▶ _Given exercise_
Print the listing below in its entirety, character for character.

▶ _Information provided_
* start *
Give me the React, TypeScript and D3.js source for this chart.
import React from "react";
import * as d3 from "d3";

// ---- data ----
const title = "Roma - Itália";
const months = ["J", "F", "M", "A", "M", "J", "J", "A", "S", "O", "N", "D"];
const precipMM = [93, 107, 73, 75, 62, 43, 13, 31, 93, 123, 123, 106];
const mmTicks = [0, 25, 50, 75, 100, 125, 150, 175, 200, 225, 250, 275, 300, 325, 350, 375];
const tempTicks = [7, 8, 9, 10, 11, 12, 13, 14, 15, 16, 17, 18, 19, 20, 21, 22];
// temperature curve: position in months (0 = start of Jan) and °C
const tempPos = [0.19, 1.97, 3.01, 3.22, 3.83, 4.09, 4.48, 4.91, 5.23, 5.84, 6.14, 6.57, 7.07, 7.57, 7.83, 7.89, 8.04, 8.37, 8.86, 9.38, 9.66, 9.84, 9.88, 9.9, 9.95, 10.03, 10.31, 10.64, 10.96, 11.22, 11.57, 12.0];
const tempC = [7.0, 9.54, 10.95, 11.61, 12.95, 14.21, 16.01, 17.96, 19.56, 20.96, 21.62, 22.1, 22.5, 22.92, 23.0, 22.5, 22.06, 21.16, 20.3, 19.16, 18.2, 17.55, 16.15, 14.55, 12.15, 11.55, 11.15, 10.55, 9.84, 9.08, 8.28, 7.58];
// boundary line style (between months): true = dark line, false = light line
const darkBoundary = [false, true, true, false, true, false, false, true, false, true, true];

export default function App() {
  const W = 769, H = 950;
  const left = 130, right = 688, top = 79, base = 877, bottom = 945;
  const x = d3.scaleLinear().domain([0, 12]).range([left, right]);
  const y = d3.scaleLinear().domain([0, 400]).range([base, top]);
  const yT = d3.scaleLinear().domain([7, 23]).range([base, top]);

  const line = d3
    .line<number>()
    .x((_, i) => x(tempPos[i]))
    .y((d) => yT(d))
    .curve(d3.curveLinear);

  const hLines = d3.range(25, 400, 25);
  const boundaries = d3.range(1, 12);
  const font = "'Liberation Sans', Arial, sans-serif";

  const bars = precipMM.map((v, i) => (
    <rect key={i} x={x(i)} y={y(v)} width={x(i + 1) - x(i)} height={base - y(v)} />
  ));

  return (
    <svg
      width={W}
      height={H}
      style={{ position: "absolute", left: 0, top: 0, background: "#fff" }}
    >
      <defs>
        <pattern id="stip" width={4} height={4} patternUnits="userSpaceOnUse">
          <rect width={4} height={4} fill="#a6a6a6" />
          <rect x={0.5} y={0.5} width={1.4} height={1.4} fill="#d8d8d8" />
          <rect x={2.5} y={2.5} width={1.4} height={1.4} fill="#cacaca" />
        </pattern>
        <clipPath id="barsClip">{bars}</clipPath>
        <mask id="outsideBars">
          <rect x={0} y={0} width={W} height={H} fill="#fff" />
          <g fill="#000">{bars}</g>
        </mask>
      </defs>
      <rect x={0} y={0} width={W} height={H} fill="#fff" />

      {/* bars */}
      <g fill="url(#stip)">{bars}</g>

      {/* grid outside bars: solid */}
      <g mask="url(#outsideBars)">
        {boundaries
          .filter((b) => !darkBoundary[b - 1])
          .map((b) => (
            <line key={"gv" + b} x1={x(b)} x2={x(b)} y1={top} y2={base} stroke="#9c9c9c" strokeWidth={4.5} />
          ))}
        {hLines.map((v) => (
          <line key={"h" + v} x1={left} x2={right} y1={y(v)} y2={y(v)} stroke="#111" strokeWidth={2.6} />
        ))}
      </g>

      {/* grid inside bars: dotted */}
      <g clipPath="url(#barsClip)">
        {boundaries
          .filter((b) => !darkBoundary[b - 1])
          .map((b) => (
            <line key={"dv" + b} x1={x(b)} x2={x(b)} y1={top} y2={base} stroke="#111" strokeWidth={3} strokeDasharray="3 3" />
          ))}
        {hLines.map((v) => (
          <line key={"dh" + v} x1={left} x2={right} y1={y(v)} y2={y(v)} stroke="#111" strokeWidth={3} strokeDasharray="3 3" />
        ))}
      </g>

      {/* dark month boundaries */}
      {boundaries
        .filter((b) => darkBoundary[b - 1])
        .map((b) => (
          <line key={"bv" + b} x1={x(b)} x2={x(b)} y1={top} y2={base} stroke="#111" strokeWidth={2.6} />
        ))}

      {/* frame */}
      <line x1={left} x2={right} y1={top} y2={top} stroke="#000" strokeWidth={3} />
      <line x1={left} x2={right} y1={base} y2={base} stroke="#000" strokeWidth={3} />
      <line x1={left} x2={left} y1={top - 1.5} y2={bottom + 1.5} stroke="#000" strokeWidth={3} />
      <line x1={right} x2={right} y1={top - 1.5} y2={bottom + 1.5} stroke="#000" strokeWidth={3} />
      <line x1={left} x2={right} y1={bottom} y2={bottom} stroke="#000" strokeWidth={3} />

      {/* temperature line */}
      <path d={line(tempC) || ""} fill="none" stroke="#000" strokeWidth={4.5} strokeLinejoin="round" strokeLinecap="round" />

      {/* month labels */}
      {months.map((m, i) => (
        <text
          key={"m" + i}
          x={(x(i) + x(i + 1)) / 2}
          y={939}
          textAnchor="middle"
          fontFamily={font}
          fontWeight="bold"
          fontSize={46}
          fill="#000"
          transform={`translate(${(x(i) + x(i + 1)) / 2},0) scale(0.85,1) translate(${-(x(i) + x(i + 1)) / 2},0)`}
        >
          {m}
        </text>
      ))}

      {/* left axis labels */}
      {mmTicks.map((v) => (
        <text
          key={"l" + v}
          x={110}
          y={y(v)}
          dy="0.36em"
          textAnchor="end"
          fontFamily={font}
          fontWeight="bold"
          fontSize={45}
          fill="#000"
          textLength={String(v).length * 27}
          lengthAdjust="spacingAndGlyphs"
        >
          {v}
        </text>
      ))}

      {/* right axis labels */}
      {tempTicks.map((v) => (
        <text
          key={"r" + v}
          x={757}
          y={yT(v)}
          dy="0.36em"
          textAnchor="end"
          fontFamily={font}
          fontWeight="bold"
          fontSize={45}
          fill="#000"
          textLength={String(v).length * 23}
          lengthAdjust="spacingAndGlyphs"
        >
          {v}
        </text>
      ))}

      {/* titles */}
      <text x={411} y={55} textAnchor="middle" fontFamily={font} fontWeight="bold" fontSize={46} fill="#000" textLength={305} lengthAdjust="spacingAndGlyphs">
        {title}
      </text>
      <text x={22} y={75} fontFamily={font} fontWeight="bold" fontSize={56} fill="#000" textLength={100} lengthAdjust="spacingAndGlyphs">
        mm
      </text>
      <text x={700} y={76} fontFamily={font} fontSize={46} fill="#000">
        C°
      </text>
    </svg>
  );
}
* end *
▶ _Exercise solution_
Give me the React, TypeScript and D3.js source for this chart.
import React from "react";
import * as d3 from "d3";

// ---- data ----
const title = "Roma - Itália";
const months = ["J", "F", "M", "A", "M", "J", "J", "A", "S", "O", "N", "D"];
const precipMM = [93, 107, 73, 75, 62, 43, 13, 31, 93, 123, 123, 106];
const mmTicks = [0, 25, 50, 75, 100, 125, 150, 175, 200, 225, 250, 275, 300, 325, 350, 375];
const tempTicks = [7, 8, 9, 10, 11, 12, 13, 14, 15, 16, 17, 18, 19, 20, 21, 22];
// temperature curve: position in months (0 = start of Jan) and °C
const tempPos = [0.19, 1.97, 3.01, 3.22, 3.83, 4.09, 4.48, 4.91, 5.23, 5.84, 6.14, 6.57, 7.07, 7.57, 7.83, 7.89, 8.04, 8.37, 8.86, 9.38, 9.66, 9.84, 9.88, 9.9, 9.95, 10.03, 10.31, 10.64, 10.96, 11.22, 11.57, 12.0];
const tempC = [7.0, 9.54, 10.95, 11.61, 12.95, 14.21, 16.01, 17.96, 19.56, 20.96, 21.62, 22.1, 22.5, 22.92, 23.0, 22.5, 22.06, 21.16, 20.3, 19.16, 18.2, 17.55, 16.15, 14.55, 12.15, 11.55, 11.15, 10.55, 9.84, 9.08, 8.28, 7.58];
// boundary line style (between months): true = dark line, false = light line
const darkBoundary = [false, true, true, false, true, false, false, true, false, true, true];

export default function App() {
  const W = 769, H = 950;
  const left = 130, right = 688, top = 79, base = 877, bottom = 945;
  const x = d3.scaleLinear().domain([0, 12]).range([left, right]);
  const y = d3.scaleLinear().domain([0, 400]).range([base, top]);
  const yT = d3.scaleLinear().domain([7, 23]).range([base, top]);

  const line = d3
    .line<number>()
    .x((_, i) => x(tempPos[i]))
    .y((d) => yT(d))
    .curve(d3.curveLinear);

  const hLines = d3.range(25, 400, 25);
  const boundaries = d3.range(1, 12);
  const font = "'Liberation Sans', Arial, sans-serif";

  const bars = precipMM.map((v, i) => (
    <rect key={i} x={x(i)} y={y(v)} width={x(i + 1) - x(i)} height={base - y(v)} />
  ));

  return (
    <svg
      width={W}
      height={H}
      style={{ position: "absolute", left: 0, top: 0, background: "#fff" }}
    >
      <defs>
        <pattern id="stip" width={4} height={4} patternUnits="userSpaceOnUse">
          <rect width={4} height={4} fill="#a6a6a6" />
          <rect x={0.5} y={0.5} width={1.4} height={1.4} fill="#d8d8d8" />
          <rect x={2.5} y={2.5} width={1.4} height={1.4} fill="#cacaca" />
        </pattern>
        <clipPath id="barsClip">{bars}</clipPath>
        <mask id="outsideBars">
          <rect x={0} y={0} width={W} height={H} fill="#fff" />
          <g fill="#000">{bars}</g>
        </mask>
      </defs>
      <rect x={0} y={0} width={W} height={H} fill="#fff" />

      {/* bars */}
      <g fill="url(#stip)">{bars}</g>

      {/* grid outside bars: solid */}
      <g mask="url(#outsideBars)">
        {boundaries
          .filter((b) => !darkBoundary[b - 1])
          .map((b) => (
            <line key={"gv" + b} x1={x(b)} x2={x(b)} y1={top} y2={base} stroke="#9c9c9c" strokeWidth={4.5} />
          ))}
        {hLines.map((v) => (
          <line key={"h" + v} x1={left} x2={right} y1={y(v)} y2={y(v)} stroke="#111" strokeWidth={2.6} />
        ))}
      </g>

      {/* grid inside bars: dotted */}
      <g clipPath="url(#barsClip)">
        {boundaries
          .filter((b) => !darkBoundary[b - 1])
          .map((b) => (
            <line key={"dv" + b} x1={x(b)} x2={x(b)} y1={top} y2={base} stroke="#111" strokeWidth={3} strokeDasharray="3 3" />
          ))}
        {hLines.map((v) => (
          <line key={"dh" + v} x1={left} x2={right} y1={y(v)} y2={y(v)} stroke="#111" strokeWidth={3} strokeDasharray="3 3" />
        ))}
      </g>

      {/* dark month boundaries */}
      {boundaries
        .filter((b) => darkBoundary[b - 1])
        .map((b) => (
          <line key={"bv" + b} x1={x(b)} x2={x(b)} y1={top} y2={base} stroke="#111" strokeWidth={2.6} />
        ))}

      {/* frame */}
      <line x1={left} x2={right} y1={top} y2={top} stroke="#000" strokeWidth={3} />
      <line x1={left} x2={right} y1={base} y2={base} stroke="#000" strokeWidth={3} />
      <line x1={left} x2={left} y1={top - 1.5} y2={bottom + 1.5} stroke="#000" strokeWidth={3} />
      <line x1={right} x2={right} y1={top - 1.5} y2={bottom + 1.5} stroke="#000" strokeWidth={3} />
      <line x1={left} x2={right} y1={bottom} y2={bottom} stroke="#000" strokeWidth={3} />

      {/* temperature line */}
      <path d={line(tempC) || ""} fill="none" stroke="#000" strokeWidth={4.5} strokeLinejoin="round" strokeLinecap="round" />

      {/* month labels */}
      {months.map((m, i) => (
        <text
          key={"m" + i}
          x={(x(i) + x(i + 1)) / 2}
          y={939}
          textAnchor="middle"
          fontFamily={font}
          fontWeight="bold"
          fontSize={46}
          fill="#000"
          transform={`translate(${(x(i) + x(i + 1)) / 2},0) scale(0.85,1) translate(${-(x(i) + x(i + 1)) / 2},0)`}
        >
          {m}
        </text>
      ))}

      {/* left axis labels */}
      {mmTicks.map((v) => (
        <text
          key={"l" + v}
          x={110}
          y={y(v)}
          dy="0.36em"
          textAnchor="end"
          fontFamily={font}
          fontWeight="bold"
          fontSize={45}
          fill="#000"
          textLength={String(v).length * 27}
          lengthAdjust="spacingAndGlyphs"
        >
          {v}
        </text>
      ))}

      {/* right axis labels */}
      {tempTicks.map((v) => (
        <text
          key={"r" + v}
          x={757}
          y={yT(v)}
          dy="0.36em"
          textAnchor="end"
          fontFamily={font}
          fontWeight="bold"
          fontSize={45}
          fill="#000"
          textLength={String(v).length * 23}
          lengthAdjust="spacingAndGlyphs"
        >
          {v}
        </text>
      ))}

      {/* titles */}
      <text x={411} y={55} textAnchor="middle" fontFamily={font} fontWeight="bold" fontSize={46} fill="#000" textLength={305} lengthAdjust="spacingAndGlyphs">
        {title}
      </text>
      <text x={22} y={75} fontFamily={font} fontWeight="bold" fontSize={56} fill="#000" textLength={100} lengthAdjust="spacingAndGlyphs">
        mm
      </text>
      <text x={700} y={76} fontFamily={font} fontSize={46} fill="#000">
        C°
      </text>
    </svg>
  );
}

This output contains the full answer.